— Start of Given material —

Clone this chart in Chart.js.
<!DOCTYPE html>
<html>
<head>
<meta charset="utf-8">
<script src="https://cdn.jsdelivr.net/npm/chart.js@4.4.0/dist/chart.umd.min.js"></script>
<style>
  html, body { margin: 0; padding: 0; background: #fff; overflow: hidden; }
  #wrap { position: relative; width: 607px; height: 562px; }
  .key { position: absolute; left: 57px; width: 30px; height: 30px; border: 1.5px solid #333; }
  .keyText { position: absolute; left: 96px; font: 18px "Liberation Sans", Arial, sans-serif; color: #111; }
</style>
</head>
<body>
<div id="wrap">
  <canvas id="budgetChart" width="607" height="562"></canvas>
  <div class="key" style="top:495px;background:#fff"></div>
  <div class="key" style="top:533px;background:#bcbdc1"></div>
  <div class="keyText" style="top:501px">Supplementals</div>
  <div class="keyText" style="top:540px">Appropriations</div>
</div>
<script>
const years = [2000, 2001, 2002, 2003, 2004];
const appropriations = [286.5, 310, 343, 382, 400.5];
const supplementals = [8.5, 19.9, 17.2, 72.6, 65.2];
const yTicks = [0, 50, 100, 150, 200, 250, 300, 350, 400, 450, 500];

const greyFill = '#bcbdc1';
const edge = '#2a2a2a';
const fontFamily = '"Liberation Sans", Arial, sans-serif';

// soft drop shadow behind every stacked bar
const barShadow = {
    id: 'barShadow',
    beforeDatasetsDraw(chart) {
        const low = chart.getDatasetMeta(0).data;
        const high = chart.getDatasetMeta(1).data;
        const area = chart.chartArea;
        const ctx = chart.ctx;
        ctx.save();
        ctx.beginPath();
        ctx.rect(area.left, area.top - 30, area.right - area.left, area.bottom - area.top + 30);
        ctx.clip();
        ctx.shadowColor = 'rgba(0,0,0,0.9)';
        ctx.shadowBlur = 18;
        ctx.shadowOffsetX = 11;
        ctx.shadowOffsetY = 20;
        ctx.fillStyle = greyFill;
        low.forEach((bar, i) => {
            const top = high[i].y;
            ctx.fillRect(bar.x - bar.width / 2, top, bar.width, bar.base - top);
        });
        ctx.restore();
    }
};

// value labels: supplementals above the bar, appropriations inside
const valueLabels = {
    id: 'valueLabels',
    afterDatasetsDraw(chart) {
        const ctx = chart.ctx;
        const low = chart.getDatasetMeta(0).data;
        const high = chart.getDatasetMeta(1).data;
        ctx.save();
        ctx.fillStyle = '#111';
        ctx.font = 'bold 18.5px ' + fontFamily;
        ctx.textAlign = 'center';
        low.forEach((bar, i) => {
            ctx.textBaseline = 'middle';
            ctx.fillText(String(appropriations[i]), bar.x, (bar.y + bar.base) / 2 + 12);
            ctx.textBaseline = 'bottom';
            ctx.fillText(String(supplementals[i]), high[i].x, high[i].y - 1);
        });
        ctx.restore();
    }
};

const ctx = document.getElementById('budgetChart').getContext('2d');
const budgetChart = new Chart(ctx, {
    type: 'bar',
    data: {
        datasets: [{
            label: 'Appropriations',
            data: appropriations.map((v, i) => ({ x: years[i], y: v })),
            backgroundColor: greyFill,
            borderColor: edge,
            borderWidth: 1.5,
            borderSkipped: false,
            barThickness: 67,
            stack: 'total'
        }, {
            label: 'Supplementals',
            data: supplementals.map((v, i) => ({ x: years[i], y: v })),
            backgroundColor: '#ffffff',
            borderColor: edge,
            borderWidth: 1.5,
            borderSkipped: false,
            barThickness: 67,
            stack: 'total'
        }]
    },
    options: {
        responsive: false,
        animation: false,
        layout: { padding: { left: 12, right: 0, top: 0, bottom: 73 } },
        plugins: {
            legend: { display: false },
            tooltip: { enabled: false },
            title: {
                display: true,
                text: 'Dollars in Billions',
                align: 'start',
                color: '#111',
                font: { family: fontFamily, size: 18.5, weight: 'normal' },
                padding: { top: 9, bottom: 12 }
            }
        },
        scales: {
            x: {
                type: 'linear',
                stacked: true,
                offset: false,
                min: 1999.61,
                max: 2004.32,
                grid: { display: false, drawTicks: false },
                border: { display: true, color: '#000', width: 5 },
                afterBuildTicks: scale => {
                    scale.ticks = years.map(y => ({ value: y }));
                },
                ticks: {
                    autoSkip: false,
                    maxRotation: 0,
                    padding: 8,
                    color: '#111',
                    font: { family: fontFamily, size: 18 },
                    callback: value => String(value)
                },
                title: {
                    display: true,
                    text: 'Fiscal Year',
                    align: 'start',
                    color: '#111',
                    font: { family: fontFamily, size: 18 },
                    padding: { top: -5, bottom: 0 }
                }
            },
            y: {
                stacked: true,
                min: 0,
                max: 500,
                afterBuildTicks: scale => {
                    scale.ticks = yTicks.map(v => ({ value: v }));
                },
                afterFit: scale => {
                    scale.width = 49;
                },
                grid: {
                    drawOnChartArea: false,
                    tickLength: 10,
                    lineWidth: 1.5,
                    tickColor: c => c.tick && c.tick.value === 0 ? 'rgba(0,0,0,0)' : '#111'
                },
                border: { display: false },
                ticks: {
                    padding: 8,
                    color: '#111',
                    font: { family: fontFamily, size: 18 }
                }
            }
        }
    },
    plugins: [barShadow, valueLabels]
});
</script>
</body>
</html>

— End of Given material —

What is required —
Using the data above, reproduce every line exactly.

Answer to the exercise —
Clone this chart in Chart.js.
<!DOCTYPE html>
<html>
<head>
<meta charset="utf-8">
<script src="https://cdn.jsdelivr.net/npm/chart.js@4.4.0/dist/chart.umd.min.js"></script>
<style>
  html, body { margin: 0; padding: 0; background: #fff; overflow: hidden; }
  #wrap { position: relative; width: 607px; height: 562px; }
  .key { position: absolute; left: 57px; width: 30px; height: 30px; border: 1.5px solid #333; }
  .keyText { position: absolute; left: 96px; font: 18px "Liberation Sans", Arial, sans-serif; color: #111; }
</style>
</head>
<body>
<div id="wrap">
  <canvas id="budgetChart" width="607" height="562"></canvas>
  <div class="key" style="top:495px;background:#fff"></div>
  <div class="key" style="top:533px;background:#bcbdc1"></div>
  <div class="keyText" style="top:501px">Supplementals</div>
  <div class="keyText" style="top:540px">Appropriations</div>
</div>
<script>
const years = [2000, 2001, 2002, 2003, 2004];
const appropriations = [286.5, 310, 343, 382, 400.5];
const supplementals = [8.5, 19.9, 17.2, 72.6, 65.2];
const yTicks = [0, 50, 100, 150, 200, 250, 300, 350, 400, 450, 500];

const greyFill = '#bcbdc1';
const edge = '#2a2a2a';
const fontFamily = '"Liberation Sans", Arial, sans-serif';

// soft drop shadow behind every stacked bar
const barShadow = {
    id: 'barShadow',
    beforeDatasetsDraw(chart) {
        const low = chart.getDatasetMeta(0).data;
        const high = chart.getDatasetMeta(1).data;
        const area = chart.chartArea;
        const ctx = chart.ctx;
        ctx.save();
        ctx.beginPath();
        ctx.rect(area.left, area.top - 30, area.right - area.left, area.bottom - area.top + 30);
        ctx.clip();
        ctx.shadowColor = 'rgba(0,0,0,0.9)';
        ctx.shadowBlur = 18;
        ctx.shadowOffsetX = 11;
        ctx.shadowOffsetY = 20;
        ctx.fillStyle = greyFill;
        low.forEach((bar, i) => {
            const top = high[i].y;
            ctx.fillRect(bar.x - bar.width / 2, top, bar.width, bar.base - top);
        });
        ctx.restore();
    }
};

// value labels: supplementals above the bar, appropriations inside
const valueLabels = {
    id: 'valueLabels',
    afterDatasetsDraw(chart) {
        const ctx = chart.ctx;
        const low = chart.getDatasetMeta(0).data;
        const high = chart.getDatasetMeta(1).data;
        ctx.save();
        ctx.fillStyle = '#111';
        ctx.font = 'bold 18.5px ' + fontFamily;
        ctx.textAlign = 'center';
        low.forEach((bar, i) => {
            ctx.textBaseline = 'middle';
            ctx.fillText(String(appropriations[i]), bar.x, (bar.y + bar.base) / 2 + 12);
            ctx.textBaseline = 'bottom';
            ctx.fillText(String(supplementals[i]), high[i].x, high[i].y - 1);
        });
        ctx.restore();
    }
};

const ctx = document.getElementById('budgetChart').getContext('2d');
const budgetChart = new Chart(ctx, {
    type: 'bar',
    data: {
        datasets: [{
            label: 'Appropriations',
            data: appropriations.map((v, i) => ({ x: years[i], y: v })),
            backgroundColor: greyFill,
            borderColor: edge,
            borderWidth: 1.5,
            borderSkipped: false,
            barThickness: 67,
            stack: 'total'
        }, {
            label: 'Supplementals',
            data: supplementals.map((v, i) => ({ x: years[i], y: v })),
            backgroundColor: '#ffffff',
            borderColor: edge,
            borderWidth: 1.5,
            borderSkipped: false,
            barThickness: 67,
            stack: 'total'
        }]
    },
    options: {
        responsive: false,
        animation: false,
        layout: { padding: { left: 12, right: 0, top: 0, bottom: 73 } },
        plugins: {
            legend: { display: false },
            tooltip: { enabled: false },
            title: {
                display: true,
                text: 'Dollars in Billions',
                align: 'start',
                color: '#111',
                font: { family: fontFamily, size: 18.5, weight: 'normal' },
                padding: { top: 9, bottom: 12 }
            }
        },
        scales: {
            x: {
                type: 'linear',
                stacked: true,
                offset: false,
                min: 1999.61,
                max: 2004.32,
                grid: { display: false, drawTicks: false },
                border: { display: true, color: '#000', width: 5 },
                afterBuildTicks: scale => {
                    scale.ticks = years.map(y => ({ value: y }));
                },
                ticks: {
                    autoSkip: false,
                    maxRotation: 0,
                    padding: 8,
                    color: '#111',
                    font: { family: fontFamily, size: 18 },
                    callback: value => String(value)
                },
                title: {
                    display: true,
                    text: 'Fiscal Year',
                    align: 'start',
                    color: '#111',
                    font: { family: fontFamily, size: 18 },
                    padding: { top: -5, bottom: 0 }
                }
            },
            y: {
                stacked: true,
                min: 0,
                max: 500,
                afterBuildTicks: scale => {
                    scale.ticks = yTicks.map(v => ({ value: v }));
                },
                afterFit: scale => {
                    scale.width = 49;
                },
                grid: {
                    drawOnChartArea: false,
                    tickLength: 10,
                    lineWidth: 1.5,
                    tickColor: c => c.tick && c.tick.value === 0 ? 'rgba(0,0,0,0)' : '#111'
                },
                border: { display: false },
                ticks: {
                    padding: 8,
                    color: '#111',
                    font: { family: fontFamily, size: 18 }
                }
            }
        }
    },
    plugins: [barShadow, valueLabels]
});
</script>
</body>
</html>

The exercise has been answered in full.